Explaining the ideas behind our UX decisions is a very important part of the design process. We can iterate on our designs for a very long time but in reality all (well, most) projects must end and all parties must eventually come to a consensus and make final decisions.
LET THE DESIGN TAKE CENTER STAGE
Depending on the nature of the project and the relationship with a particular client, it could prove to be quite difficult to communicate your point of view in a way that achieves buy-in from stakeholders easily.
No one wants to go in circles and waste time, so arriving at mutual understanding early is key to establishing trust and a good pace for deliverables on both ends. Most importantly – this allows the product to take center stage, and not anyone’s ego…

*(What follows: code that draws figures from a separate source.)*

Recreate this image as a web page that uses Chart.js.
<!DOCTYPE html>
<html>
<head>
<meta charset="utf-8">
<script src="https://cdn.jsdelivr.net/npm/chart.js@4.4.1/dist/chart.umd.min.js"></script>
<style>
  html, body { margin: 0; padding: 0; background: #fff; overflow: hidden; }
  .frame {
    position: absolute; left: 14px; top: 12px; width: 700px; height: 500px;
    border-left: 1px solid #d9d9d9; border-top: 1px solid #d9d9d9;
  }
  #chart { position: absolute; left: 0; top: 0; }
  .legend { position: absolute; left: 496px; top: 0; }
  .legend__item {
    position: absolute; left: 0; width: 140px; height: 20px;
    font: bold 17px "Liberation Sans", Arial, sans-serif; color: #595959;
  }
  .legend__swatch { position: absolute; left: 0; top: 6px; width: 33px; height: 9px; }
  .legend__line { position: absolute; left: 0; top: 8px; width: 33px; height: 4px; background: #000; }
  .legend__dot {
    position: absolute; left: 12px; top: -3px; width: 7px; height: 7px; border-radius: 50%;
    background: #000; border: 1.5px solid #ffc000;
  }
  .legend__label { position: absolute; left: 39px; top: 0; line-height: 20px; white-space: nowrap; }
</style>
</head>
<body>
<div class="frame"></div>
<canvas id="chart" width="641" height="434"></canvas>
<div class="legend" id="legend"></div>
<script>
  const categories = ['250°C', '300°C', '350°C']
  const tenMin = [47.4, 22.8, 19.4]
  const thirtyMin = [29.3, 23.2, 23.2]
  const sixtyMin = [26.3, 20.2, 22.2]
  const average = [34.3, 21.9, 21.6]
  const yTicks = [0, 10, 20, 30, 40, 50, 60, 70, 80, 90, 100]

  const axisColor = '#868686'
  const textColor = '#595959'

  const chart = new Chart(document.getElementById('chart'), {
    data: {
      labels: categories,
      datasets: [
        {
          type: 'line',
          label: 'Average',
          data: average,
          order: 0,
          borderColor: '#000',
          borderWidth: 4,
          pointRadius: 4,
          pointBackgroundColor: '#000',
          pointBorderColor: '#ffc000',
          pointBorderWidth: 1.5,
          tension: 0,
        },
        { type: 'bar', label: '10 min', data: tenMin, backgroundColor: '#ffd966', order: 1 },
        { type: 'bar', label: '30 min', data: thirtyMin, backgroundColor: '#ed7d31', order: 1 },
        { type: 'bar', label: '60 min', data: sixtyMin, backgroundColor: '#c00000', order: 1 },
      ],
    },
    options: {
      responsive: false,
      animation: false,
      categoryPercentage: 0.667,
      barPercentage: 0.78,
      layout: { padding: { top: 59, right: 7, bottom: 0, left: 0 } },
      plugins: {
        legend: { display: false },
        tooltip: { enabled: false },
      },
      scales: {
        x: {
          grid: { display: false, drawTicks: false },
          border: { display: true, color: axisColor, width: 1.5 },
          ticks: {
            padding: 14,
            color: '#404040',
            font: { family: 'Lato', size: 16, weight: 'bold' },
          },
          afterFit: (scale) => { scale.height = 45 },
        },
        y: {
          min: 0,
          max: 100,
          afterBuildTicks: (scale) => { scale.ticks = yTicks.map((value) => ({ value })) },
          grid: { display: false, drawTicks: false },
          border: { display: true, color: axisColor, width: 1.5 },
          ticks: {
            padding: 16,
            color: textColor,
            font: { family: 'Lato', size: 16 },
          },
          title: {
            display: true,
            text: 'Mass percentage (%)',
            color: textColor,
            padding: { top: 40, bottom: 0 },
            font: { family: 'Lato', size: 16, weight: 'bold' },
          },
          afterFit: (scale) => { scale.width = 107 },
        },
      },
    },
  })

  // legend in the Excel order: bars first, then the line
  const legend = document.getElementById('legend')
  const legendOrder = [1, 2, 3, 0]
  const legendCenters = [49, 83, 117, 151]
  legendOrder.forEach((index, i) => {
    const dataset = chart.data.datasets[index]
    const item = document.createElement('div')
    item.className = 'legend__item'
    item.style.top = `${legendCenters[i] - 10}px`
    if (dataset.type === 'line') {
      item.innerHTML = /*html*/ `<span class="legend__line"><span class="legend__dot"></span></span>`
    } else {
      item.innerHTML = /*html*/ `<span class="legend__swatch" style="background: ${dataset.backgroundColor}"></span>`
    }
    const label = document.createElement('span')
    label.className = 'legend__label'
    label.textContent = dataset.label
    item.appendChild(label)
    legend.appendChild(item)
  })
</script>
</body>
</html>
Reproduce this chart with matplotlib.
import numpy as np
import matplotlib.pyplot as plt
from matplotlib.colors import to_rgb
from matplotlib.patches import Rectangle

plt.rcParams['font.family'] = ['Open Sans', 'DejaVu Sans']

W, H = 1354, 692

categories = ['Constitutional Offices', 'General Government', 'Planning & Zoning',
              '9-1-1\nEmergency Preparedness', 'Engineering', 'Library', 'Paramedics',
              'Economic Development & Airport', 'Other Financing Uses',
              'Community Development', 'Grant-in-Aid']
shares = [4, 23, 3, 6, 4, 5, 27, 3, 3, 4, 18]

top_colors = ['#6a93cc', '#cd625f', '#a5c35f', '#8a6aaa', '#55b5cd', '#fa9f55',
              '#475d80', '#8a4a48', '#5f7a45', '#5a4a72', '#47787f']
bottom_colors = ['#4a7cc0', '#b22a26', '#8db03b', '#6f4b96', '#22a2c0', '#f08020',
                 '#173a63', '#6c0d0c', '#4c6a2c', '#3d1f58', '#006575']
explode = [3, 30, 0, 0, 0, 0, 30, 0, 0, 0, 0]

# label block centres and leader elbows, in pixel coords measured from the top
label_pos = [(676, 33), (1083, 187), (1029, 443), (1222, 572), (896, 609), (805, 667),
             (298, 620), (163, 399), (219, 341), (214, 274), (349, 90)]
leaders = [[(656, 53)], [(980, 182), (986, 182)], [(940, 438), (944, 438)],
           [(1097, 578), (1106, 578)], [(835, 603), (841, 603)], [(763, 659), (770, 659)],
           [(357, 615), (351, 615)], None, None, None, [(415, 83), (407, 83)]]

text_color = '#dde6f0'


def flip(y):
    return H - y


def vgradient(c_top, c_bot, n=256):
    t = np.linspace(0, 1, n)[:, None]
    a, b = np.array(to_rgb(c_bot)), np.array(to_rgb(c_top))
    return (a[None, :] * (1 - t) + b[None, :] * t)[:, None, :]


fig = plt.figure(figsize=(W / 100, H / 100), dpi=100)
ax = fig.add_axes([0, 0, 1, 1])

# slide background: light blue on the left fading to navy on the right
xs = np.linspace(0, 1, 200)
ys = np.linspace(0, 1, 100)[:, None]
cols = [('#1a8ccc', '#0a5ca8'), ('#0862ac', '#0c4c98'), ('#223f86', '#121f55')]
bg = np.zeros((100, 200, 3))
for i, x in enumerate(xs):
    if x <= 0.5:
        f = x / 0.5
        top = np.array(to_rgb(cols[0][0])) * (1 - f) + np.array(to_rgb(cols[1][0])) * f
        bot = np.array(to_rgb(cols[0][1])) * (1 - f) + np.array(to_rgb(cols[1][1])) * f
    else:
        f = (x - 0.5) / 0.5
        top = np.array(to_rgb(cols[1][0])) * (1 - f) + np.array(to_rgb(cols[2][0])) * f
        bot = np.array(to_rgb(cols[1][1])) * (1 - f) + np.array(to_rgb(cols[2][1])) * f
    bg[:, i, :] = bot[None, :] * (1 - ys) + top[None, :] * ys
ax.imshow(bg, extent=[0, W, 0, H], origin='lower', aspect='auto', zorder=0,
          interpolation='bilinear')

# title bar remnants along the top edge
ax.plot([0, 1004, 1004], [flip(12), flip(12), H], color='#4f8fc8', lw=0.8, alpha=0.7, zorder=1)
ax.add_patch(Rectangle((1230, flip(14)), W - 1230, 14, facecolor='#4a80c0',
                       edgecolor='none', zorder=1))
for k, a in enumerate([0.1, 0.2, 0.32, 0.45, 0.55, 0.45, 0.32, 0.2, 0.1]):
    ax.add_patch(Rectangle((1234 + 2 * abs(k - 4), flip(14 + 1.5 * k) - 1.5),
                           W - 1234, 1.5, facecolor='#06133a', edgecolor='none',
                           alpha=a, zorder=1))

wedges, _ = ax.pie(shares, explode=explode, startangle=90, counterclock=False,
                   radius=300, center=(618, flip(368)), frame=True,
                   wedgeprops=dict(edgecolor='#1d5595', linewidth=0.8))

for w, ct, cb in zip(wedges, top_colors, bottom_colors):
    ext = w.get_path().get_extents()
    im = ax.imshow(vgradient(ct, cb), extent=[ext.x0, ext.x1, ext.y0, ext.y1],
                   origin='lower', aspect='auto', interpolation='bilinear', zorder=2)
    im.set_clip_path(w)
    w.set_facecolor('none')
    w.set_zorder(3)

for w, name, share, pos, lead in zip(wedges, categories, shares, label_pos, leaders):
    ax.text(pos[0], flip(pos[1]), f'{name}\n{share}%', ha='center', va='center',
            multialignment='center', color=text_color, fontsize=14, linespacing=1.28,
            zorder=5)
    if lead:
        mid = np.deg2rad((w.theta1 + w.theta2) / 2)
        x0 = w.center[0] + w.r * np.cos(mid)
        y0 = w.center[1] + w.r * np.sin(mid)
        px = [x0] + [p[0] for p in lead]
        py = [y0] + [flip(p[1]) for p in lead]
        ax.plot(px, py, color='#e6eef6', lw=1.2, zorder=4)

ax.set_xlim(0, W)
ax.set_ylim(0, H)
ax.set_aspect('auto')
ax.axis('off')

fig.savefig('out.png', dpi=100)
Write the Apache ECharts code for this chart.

So how can we become more impactful when communicating ideas to clients?
1. Explain how your idea might create better value for the client beyond design
Does your idea make development easier? Does it save time, money, or effort?
Although the User should remain at the center of all UX decisions, clients can’t complain when a good usability decision also saves them time and money.
2. Create supporting materials for your idea
I am not suggesting we start creating excessive documentation for every single thought we want to express, but to effectively communicate an idea to often non-technical stakeholders we must present it in a way they can understand.
We must remember that as UX designers, we posses a unique ability to visualize abstract thoughts in the form of an interface, other people may not think that way, so bringing a visual mockup, simple wireframe, a screenshot of a similar interface, or simply sketching it on a white board can go a long way.
3. Don’t be afraid to share an idea that might not be perfect
I wish all of my ideas were great, but let’s face it – that isn’t the case. Some of my ideas are halfway-decent and voicing them is important because they can lead to even better ideas in a group discussion.
Leave your ego at the door and come to discuss ideas, good or bad, in the spirit of collaboration.
4. Backup with research
UX Designers often rely on heuristic evaluation and simple instincts to know what works and what doesn’t. Even if you were always spot-on with your instincts you should always have some research to backup your design thinking. A good place to start is analytics.
5. Voice your ideas early
If you have been silent for most of the process and suddenly decide to voice an opinion at the very end, chances are your idea won’t get buy in very easily. Being silent and not collaborative could potentially make you seem resistant or simply as though you have no ideas at all, so when an idea finally does come from you – clients are less likely to trust that it is of value.
That isn’t to say that you should do all the talking and say every single thing that’s on your mind, this would only make you seem as though you have no ability to listen and internalize. Voicing your opinions early simply means: Don’t wait for the last minute to show that you care about the project.
That’s my list. Is there anything I’ve missed?
How do you get buy-in from your client?